Principal Investigator:

Jiawei Li

Affiliation:

Uppsala universitet

Start Date:

2025-09-12

End Date:

2026-10-01

Primary Classification:

10610: Bioinformatics and Computational Biology (Methods development to be 10203)

Webpage:

Allocation

Abstract

Electrocardiography (ECG) is one of the most widely used and cost-effective tools for detecting cardiovascular disease. However, existing machine learning approaches are typically trained on limited, homogeneous datasets and struggle to generalize across populations, leads, and recording lengths. This project addresses these limitations by developing and benchmarking ECG foundation models, which are large neural architectures pretrained on diverse ECG corpora and designed to provide generalizable representations of cardiac signals. The project pursues three main objectives. First, we will benchmark existing ECG foundation models [1–3] on standardized arrhythmia classification tasks, with a particular focus on atrial fibrillation detection. Second, we will pretrain new ECG foundation models on large, heterogeneous datasets by exploring novel tokenization strategies. Third, we will evaluate transferability of these models across multiple downstream tasks, assessing robustness with respect to different ECG lengths, numbers of leads, and patient populations.
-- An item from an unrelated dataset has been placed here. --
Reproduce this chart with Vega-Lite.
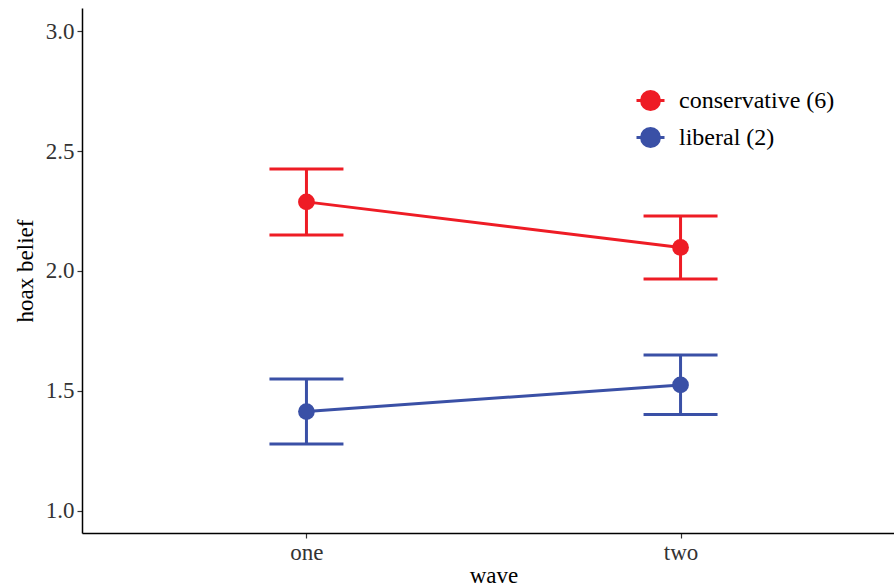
{
  "$schema": "https://vega.github.io/schema/vega-lite/v6.json",
  "autosize": {"type": "none"},
  "width": 823,
  "height": 525,
  "padding": {"left": 82, "top": 8, "right": -11, "bottom": 54},
  "background": "white",
  "config": {
    "font": "Liberation Serif",
    "view": {"stroke": null},
    "axis": {
      "domainColor": "black", "domainWidth": 1.5, "tickColor": "#333333", "tickWidth": 1.2, "tickSize": 5,
      "labelFont": "Liberation Serif", "labelFontSize": 23, "labelColor": "#333333",
      "titleFont": "Liberation Serif", "titleFontSize": 23, "titleFontWeight": "normal", "titleColor": "black",
      "grid": false
    },
    "legend": {"labelFont": "Liberation Serif", "labelFontSize": 24, "labelColor": "black"}
  },
  "data": {"values": [
    {"wave": "one", "ideology": "conservative (6)", "mean": 2.288, "lo": 2.15, "hi": 2.425},
    {"wave": "two", "ideology": "conservative (6)", "mean": 2.098, "lo": 1.967, "hi": 2.229},
    {"wave": "one", "ideology": "liberal (2)", "mean": 1.414, "lo": 1.279, "hi": 1.55},
    {"wave": "two", "ideology": "liberal (2)", "mean": 1.525, "lo": 1.402, "hi": 1.65}
  ]},
  "encoding": {
    "x": {"field": "wave", "type": "nominal", "sort": ["one", "two"],
      "scale": {"type": "point", "padding": 0.6},
      "axis": {"labelAngle": 0, "title": "wave", "labelPadding": 3, "titlePadding": 0}},
    "color": {"field": "ideology", "type": "nominal",
      "scale": {"domain": ["conservative (6)", "liberal (2)"], "range": ["#ee1c25", "#3a50a6"]},
      "legend": {"title": null, "orient": "none", "legendX": 553, "legendY": 77,
        "symbolType": "M-1,0H1M-0.64,0A0.64,0.64,0,1,1,0.64,0A0.64,0.64,0,1,1,-0.64,0Z",
        "symbolSize": 784, "symbolStrokeWidth": 3, "symbolOpacity": 1, "labelOffset": 13, "rowPadding": 6}}
  },
  "layer": [
    {"mark": {"type": "line", "strokeWidth": 3},
     "encoding": {"y": {"field": "mean", "type": "quantitative",
        "scale": {"domain": [0.908, 3.096], "nice": false, "zero": false},
        "axis": {"values": [1, 1.5, 2, 2.5, 3], "format": ".1f", "title": "hoax belief", "labelPadding": 3, "titlePadding": 8}}}},
    {"mark": {"type": "rule", "strokeWidth": 3},
     "encoding": {"y": {"field": "lo", "type": "quantitative"}, "y2": {"field": "hi"}}},
    {"mark": {"type": "tick", "thickness": 3, "size": 74, "orient": "horizontal", "opacity": 1},
     "encoding": {"y": {"field": "lo", "type": "quantitative"}}},
    {"mark": {"type": "tick", "thickness": 3, "size": 74, "orient": "horizontal", "opacity": 1},
     "encoding": {"y": {"field": "hi", "type": "quantitative"}}},
    {"mark": {"type": "point", "filled": true, "opacity": 1, "size": 280},
     "encoding": {"y": {"field": "mean", "type": "quantitative"}}}
  ]
}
The expected outcomes of this project are threefold: (1) we will provide a framework for training and evaluating ECG foundation models that is transparent and reproducible, (2) we aim to deliver models that are more robust and generalizable than current approaches, and (3) we plan to disseminate the results through two publications: one journal submission and one conference paper in the fields of artificial intelligence and bioinformatics. Methodologically, our work requires significant computational resources for pretraining, hyperparameter exploration, and evaluation across multiple datasets. Resource allocation on the server will enable us to scale models to millions of beats, compare architectures systematically, and establish reproducible benchmarks. [1] Coppola, Edoardo, et al. "HuBERT-ECG as a self-supervised foundation model for broad and scalable cardiac applications." medRxiv (2024): 2024-11. [2] McKeen, Kaden, et al. "Ecg-fm: An open electrocardiogram foundation model." arXiv preprint arXiv:2408.05178 (2024). [3] Li, Jun, et al. "An electrocardiogram foundation model built on over 10 million recordings with external evaluation across multiple domains." arXiv preprint arXiv:2410.04133 (2024).